Advice for cat lovers:
- Cute (and deadly): If you live in a place that is often visited by wildlife (specially birds and small mammals), avoid letting your cat outdoors. Cats are hunters by nature, and not every ecosystem is adapted to have new predators in the neighborhood. Wildlife and biodiversity worldwide have been impacted by the introduction of such domestic animals. Island countries such as Australia and New Zealand are particularly vulnerable to this. Cats have been related to the extinction of over 63 species of endemic animals.
- DIY scratchers: Buy scratchers made from carboard, these are biodegradable! You can also upcycle carpet and rope scraps for making your own DIY scratchers, you can even find these materials for free in your local textile store.
- Eco-friendly litter options: Use eco-friendly litter, look for products made with the following biodegradable materials: corn-based, walnut shells, wood-based, bamboo, wheat, coconut or grass. Depending on your needs you can choose between clumping or non-clumping litter, multi-cat or with odor control. Only in the UK 2.4 million tons of cat litter goes into landfills every year.
- If it’s dusty, it’s toxic: Avoid using litter made from clay or silica, these materials have to be mined and this involves removal of trees and triggers erosion. Clay also produces dust which can have negative effects in the lungs.
- Don’t flush cat waste: The toilet is definitely not a good place for disposing cat litter or cat waste. This can contaminate your local water treatment plants. This sort of waste should never be added to a compost bin either. The best way to dispose this is to place it in a biodegradable bag and place it in the correct waste bin according to your local regulations (be sure to ask first!).
Extra thoughts :
- Don’t buy exotic pets: Despite they can be extremely beautiful, exotic animals should be avoided altogether. By nature, this kind of animals are not adapted to human interaction and to live within an enclosed environment. Taking care of them often involves special diets, expensive equipment and maintenance. These animals can carry diseases that can become serious health risks to humans. A very important risk to consider is that exotic pets can easily become invasive species if they escape or if they are abandoned by their owners when they have problems with them. This can unchain a situation of ecological unbalance, such as the threat of Burmese Phyton snakes in Florida which are killing native wildlife in the Everglades.

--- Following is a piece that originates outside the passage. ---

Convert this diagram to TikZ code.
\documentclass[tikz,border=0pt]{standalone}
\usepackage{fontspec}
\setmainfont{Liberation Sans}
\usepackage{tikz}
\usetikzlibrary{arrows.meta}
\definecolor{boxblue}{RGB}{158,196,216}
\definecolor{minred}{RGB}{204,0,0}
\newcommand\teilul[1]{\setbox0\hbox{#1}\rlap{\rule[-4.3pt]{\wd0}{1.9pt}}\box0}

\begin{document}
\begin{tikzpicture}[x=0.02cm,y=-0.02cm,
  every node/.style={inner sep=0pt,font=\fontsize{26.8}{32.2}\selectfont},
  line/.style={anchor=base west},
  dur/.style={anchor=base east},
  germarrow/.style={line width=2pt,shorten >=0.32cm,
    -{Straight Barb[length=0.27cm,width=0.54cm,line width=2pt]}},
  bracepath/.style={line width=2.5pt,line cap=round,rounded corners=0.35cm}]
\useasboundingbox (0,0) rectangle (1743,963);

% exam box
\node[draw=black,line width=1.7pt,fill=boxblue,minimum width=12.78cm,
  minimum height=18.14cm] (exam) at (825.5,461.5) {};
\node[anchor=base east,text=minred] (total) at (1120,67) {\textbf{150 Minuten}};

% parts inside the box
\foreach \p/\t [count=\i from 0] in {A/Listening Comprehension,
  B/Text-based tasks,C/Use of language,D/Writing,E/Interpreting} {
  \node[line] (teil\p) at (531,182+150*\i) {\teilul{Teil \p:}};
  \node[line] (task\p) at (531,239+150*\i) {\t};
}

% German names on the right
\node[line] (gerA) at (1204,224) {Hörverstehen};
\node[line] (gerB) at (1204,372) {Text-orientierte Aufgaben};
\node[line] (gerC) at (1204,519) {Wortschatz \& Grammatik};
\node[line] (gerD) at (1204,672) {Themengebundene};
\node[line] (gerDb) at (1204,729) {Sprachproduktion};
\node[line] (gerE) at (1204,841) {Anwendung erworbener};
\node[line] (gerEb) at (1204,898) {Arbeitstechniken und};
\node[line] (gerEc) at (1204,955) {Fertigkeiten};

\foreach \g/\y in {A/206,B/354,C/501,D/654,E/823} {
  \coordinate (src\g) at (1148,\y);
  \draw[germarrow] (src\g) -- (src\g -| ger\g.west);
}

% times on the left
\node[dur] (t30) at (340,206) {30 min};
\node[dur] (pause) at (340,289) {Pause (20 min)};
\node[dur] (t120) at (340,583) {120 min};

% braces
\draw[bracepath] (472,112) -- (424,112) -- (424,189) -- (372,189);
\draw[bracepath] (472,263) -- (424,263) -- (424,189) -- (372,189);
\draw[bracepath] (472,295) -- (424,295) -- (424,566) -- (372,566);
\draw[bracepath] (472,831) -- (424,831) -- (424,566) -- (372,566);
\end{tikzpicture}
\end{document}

- Alternative and creative pet options: even though they don’t offer the same kind of interaction and company, there are other animals that have been domesticated and are easy to take care of and are not ecologically harmful. Rabbits, goats, chickens and ducks all have plant-based diets, their waste can be used as fertilizer, some of them have additional benefits such as chickens and ducks laying eggs; goats can even help you clear land and get rid of weeds in your garden! If you decide to adopt any of these animals make sure you do all the necessary research and that you have enough space in your home to give them proper care.
Even though this might seem a bit negative, pets also have a very positive impact in societies and we need to take that into account as well. Taking your dog for a walk is a healthy activity that can keep you from using your car and in that way reduce your carbon emissions. Cats are also known to have a positive effect in mental health, lowering stress and anxiety and even improving cardiovascular health. So, if you follow all these steps, you can simultaneously enjoy your pet’s company while taking care of the planet! Let us know if you have any additional ideas of how you can combine your pet ownership with a sustainable green lifestyle!